- Leader: Nathan Spataro
- Deputy leader: Max Kaye
- Dissolved: c. 2023
- Preceded by: Neutral Voting Bloc
- Headquarters: 5/155 Clarence Street, Sydney, New South Wales
- Membership (2019): ▲8,000
- Ideology: Issue-based direct democracy
- Slogan: Upgrade Democracy!
- City of Greater Geraldton: 1 / 15 (2017–2019)

Website
- voteflux.org

= Flux (political party) =

Flux, also known as Flux the System! and Liberals For Climate – The Flux Network, was a political party and movement that aimed to replace the world's elected legislatures with a new system known as issue-based direct democracy (IBDD). Flux originated in and was most active in Australia, but also had groups existing in the United States and Brazil.

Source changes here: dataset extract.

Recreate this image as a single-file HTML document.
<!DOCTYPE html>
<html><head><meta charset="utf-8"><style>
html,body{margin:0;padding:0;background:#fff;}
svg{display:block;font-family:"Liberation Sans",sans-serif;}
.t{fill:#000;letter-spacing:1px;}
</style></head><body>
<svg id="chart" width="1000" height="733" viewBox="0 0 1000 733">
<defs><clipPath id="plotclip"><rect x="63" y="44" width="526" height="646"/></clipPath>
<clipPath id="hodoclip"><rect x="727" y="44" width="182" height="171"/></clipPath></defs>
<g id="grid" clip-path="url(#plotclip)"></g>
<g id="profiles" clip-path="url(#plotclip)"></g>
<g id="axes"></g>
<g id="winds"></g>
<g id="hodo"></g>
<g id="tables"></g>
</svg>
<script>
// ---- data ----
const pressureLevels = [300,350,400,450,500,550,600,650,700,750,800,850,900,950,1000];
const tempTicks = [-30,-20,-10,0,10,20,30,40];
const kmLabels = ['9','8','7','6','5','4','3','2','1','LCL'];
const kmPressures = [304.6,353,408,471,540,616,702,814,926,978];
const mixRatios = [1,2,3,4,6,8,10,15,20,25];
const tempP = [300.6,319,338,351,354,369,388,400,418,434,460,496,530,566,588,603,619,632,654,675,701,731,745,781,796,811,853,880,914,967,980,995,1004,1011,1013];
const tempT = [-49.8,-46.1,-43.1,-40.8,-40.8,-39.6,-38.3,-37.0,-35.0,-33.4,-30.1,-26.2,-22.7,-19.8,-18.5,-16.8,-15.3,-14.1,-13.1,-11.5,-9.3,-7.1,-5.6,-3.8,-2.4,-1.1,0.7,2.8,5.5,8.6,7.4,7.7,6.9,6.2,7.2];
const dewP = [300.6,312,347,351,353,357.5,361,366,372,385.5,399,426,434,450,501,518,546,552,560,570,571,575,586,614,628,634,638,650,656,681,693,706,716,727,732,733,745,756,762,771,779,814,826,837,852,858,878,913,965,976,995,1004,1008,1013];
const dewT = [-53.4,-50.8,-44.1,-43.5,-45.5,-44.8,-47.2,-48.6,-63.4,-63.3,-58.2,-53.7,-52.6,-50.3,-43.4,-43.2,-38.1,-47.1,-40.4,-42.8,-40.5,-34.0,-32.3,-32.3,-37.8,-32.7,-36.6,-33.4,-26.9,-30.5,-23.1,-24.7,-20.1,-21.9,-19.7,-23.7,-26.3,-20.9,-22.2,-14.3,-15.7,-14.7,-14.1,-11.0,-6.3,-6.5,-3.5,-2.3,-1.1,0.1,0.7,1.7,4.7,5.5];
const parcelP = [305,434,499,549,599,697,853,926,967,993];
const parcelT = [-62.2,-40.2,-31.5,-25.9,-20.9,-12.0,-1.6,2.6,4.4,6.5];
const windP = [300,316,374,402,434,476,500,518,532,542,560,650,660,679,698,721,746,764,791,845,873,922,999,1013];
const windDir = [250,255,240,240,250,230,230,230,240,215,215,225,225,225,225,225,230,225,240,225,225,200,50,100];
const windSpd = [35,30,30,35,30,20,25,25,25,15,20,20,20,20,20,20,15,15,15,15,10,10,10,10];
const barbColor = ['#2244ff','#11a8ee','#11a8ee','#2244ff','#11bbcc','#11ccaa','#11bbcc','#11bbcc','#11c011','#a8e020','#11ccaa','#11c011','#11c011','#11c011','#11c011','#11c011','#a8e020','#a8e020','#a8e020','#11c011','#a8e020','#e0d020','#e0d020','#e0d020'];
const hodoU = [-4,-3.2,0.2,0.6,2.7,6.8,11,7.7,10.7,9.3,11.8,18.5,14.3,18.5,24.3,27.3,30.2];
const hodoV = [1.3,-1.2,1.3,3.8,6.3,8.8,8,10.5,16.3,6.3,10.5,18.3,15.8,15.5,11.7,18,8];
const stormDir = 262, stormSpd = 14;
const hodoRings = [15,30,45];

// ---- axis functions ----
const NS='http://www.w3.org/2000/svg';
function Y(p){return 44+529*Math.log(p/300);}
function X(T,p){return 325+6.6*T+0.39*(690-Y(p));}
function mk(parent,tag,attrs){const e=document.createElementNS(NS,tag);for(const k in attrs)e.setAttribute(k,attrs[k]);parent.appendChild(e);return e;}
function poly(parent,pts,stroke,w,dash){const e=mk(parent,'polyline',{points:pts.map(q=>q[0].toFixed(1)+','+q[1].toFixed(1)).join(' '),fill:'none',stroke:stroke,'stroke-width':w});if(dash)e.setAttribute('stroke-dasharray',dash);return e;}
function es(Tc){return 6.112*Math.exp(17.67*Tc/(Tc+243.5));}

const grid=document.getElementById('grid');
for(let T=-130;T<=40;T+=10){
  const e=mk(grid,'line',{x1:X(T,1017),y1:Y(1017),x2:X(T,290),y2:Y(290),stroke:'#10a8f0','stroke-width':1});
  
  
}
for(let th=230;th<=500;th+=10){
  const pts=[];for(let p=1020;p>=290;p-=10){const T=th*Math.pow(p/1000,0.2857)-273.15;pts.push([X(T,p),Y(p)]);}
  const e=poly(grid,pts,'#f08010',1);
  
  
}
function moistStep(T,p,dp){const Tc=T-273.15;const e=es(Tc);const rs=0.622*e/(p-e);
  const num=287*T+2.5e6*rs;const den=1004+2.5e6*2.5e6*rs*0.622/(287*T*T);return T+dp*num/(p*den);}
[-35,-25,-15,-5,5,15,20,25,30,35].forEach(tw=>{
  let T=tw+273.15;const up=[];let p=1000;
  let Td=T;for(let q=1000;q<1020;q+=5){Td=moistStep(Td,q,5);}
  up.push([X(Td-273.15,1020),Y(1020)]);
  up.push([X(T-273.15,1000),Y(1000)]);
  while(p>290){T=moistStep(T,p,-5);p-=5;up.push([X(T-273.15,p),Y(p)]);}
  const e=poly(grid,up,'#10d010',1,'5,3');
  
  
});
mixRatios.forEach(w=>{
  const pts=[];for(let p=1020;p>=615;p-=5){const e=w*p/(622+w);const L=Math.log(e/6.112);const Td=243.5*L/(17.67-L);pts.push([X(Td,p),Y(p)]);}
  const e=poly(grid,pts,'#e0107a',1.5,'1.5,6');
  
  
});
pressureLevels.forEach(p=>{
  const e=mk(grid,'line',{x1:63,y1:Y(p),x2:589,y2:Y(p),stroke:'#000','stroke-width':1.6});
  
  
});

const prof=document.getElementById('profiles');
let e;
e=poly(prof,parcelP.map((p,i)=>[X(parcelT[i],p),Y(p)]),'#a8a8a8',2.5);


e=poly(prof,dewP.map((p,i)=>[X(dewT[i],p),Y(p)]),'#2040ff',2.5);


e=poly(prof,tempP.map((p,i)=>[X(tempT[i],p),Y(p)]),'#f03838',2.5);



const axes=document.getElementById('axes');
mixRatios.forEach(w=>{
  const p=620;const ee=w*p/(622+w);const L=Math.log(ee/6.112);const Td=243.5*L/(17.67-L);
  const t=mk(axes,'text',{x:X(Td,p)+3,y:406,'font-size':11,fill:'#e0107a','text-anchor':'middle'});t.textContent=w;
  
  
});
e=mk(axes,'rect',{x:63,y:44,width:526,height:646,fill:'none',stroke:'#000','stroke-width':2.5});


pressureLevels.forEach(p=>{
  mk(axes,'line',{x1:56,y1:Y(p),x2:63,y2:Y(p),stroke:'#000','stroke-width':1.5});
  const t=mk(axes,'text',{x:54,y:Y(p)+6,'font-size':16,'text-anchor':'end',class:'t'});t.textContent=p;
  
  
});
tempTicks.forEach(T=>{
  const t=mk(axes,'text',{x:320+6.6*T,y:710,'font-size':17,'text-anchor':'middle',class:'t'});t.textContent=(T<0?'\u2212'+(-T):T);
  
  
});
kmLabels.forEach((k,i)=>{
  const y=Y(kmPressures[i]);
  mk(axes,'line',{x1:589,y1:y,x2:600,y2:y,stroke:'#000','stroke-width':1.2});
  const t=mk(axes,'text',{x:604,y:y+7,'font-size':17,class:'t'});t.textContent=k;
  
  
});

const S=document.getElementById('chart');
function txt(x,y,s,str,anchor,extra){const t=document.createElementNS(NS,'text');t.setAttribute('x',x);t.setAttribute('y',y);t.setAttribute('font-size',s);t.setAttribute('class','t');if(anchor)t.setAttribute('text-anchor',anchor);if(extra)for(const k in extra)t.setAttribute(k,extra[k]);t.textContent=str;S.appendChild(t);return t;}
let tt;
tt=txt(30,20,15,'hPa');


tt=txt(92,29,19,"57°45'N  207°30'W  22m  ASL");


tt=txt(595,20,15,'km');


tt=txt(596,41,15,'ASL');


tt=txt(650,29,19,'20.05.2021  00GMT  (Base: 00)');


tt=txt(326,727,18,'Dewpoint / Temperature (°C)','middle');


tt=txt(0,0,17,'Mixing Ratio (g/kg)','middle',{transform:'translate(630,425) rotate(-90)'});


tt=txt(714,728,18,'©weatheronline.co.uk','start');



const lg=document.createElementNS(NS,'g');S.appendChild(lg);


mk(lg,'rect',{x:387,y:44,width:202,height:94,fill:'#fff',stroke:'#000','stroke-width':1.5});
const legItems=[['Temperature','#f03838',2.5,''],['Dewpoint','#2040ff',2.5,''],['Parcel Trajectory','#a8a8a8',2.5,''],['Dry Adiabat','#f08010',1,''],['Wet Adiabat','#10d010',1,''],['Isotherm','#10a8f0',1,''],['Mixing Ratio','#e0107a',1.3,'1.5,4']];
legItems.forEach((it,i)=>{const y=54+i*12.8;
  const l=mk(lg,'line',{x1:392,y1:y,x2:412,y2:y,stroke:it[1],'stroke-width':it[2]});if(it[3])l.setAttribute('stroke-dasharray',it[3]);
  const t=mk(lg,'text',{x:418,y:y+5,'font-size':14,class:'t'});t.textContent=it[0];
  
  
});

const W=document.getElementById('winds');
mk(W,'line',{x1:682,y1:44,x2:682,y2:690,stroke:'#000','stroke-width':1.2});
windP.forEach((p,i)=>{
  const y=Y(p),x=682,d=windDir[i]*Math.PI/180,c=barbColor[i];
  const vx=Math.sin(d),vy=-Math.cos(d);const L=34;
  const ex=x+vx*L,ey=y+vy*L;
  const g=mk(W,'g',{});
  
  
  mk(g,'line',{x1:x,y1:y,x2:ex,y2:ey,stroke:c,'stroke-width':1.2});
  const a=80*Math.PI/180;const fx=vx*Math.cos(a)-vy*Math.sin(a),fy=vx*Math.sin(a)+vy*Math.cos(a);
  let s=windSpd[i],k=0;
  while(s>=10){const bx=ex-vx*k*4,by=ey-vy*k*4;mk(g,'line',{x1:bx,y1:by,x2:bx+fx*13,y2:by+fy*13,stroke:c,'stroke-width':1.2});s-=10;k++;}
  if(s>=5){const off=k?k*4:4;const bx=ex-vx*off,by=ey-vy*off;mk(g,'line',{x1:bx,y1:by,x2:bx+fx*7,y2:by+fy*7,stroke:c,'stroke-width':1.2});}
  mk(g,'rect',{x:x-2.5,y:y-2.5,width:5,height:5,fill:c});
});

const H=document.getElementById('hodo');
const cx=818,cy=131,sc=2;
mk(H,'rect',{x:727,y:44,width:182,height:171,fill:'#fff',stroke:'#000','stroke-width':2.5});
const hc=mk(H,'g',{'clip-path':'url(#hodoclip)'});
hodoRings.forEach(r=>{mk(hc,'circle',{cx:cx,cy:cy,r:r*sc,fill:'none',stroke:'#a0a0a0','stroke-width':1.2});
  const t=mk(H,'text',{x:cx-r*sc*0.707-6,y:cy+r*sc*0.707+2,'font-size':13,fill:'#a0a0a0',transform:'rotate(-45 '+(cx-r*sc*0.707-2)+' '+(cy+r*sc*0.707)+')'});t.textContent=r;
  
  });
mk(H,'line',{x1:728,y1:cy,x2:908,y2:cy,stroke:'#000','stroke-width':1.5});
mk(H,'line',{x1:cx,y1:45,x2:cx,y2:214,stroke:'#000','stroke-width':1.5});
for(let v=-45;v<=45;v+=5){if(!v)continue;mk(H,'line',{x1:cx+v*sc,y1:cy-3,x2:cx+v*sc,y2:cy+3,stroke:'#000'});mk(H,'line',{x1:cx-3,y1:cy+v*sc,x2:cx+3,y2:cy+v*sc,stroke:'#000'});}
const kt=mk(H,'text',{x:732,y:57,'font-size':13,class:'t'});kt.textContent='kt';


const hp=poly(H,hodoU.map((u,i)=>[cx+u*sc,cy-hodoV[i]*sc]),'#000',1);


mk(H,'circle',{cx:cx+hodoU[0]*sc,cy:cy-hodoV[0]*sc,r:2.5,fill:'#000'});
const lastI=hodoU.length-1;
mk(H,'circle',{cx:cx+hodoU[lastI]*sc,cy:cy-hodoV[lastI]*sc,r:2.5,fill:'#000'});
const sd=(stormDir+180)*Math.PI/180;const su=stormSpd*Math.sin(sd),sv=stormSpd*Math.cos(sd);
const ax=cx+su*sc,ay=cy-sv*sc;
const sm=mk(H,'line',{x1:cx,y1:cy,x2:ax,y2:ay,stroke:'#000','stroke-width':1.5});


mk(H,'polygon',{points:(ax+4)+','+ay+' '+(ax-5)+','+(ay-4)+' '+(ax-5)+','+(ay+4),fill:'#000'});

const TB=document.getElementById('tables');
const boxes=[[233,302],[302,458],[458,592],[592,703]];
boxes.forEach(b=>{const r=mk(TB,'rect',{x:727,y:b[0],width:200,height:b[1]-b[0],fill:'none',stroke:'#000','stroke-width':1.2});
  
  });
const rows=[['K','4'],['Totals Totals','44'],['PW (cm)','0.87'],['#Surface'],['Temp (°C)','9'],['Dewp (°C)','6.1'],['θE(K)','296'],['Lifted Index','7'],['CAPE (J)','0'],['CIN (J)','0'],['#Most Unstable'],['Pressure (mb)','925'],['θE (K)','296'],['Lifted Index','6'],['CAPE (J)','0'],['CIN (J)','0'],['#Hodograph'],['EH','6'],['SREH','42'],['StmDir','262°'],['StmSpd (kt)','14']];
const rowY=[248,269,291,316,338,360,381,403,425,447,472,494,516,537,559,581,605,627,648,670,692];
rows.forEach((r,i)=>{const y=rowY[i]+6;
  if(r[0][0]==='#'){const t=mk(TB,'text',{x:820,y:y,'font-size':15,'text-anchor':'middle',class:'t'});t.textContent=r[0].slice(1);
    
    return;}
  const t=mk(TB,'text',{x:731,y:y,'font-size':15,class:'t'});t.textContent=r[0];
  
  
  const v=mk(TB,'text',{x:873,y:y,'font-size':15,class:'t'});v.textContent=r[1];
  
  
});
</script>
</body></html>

IBDD is similar to liquid democracy, though there are differences. In IBDD, voters would still have the right to vote directly on every issue or delegate their vote to someone else, but unlike in liquid democracy, voters can choose to forgo votes on one issue to use on another issue. This creates opportunity cost between issues and allows voters to specialise their votes on the issues that are more important to them. This specialisation of votes aims to allow citizens to participate effectively in issue-based direct democracy without having to focus on every issue as they would in a regular direct democracy.

==Australia==
Flux parties were registered in the Australian Capital Territory, Western Australia, Queensland and New South Wales. Flux was registered at a federal level from 2016, but it was de-registered in 2022 for failing to meet the increased requirement of 1500 members.

===Elections===
In the 2016 Australian federal election, Flux stood two senate candidates in every state, and one in the Australian Capital Territory under the name "VOTEFLUX.ORG". The group drew first preference votes of between 0.08% and 0.28% in each state, for a national average of 0.15%.

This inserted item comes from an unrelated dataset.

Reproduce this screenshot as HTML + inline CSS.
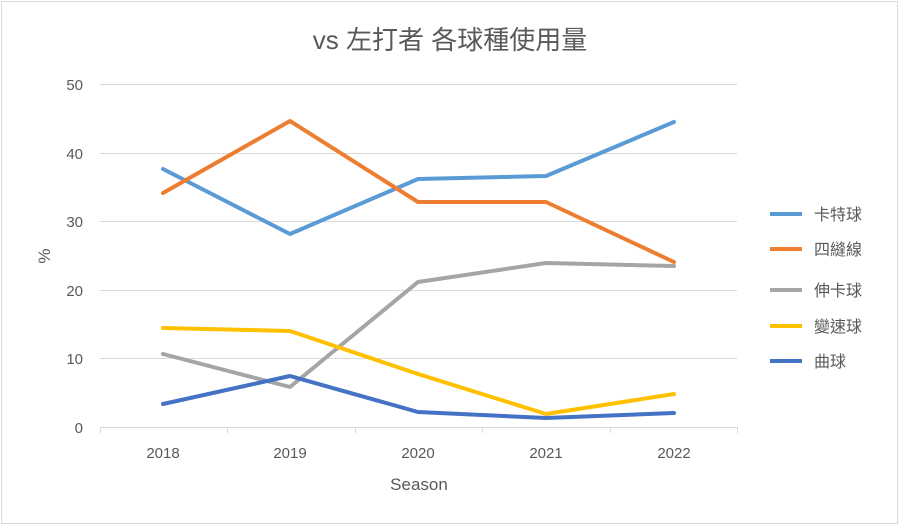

Under the banner of "Flux the System!", Flux nominated 24 candidates for the 2017 Western Australian election – 12 in the Legislative Council and another 12 in the Legislative Assembly. They received first preference votes of between 0.31% and 0.88% in each legislative council region, for a state average of 0.44%, One of the candidates included Lewis Freer, a sitting councillor on the City of Greater Geraldton. The party also controversially ran 26 so-called "fake independents" – candidates who were affiliated with the party but appeared as independents on the ballot papers.

Writing in 2020, ABC election analyst Antony Green noted that Flux "has attracted negligible support" at elections. Despite having no climate policies of any kind, the party changed its name to "Liberals for Climate – The Flux Network" for the 2021 Western Australian state election.

Liberals for Climate, the last registered Flux Party, had their registration cancelled in January 2023. The party's website is no longer online.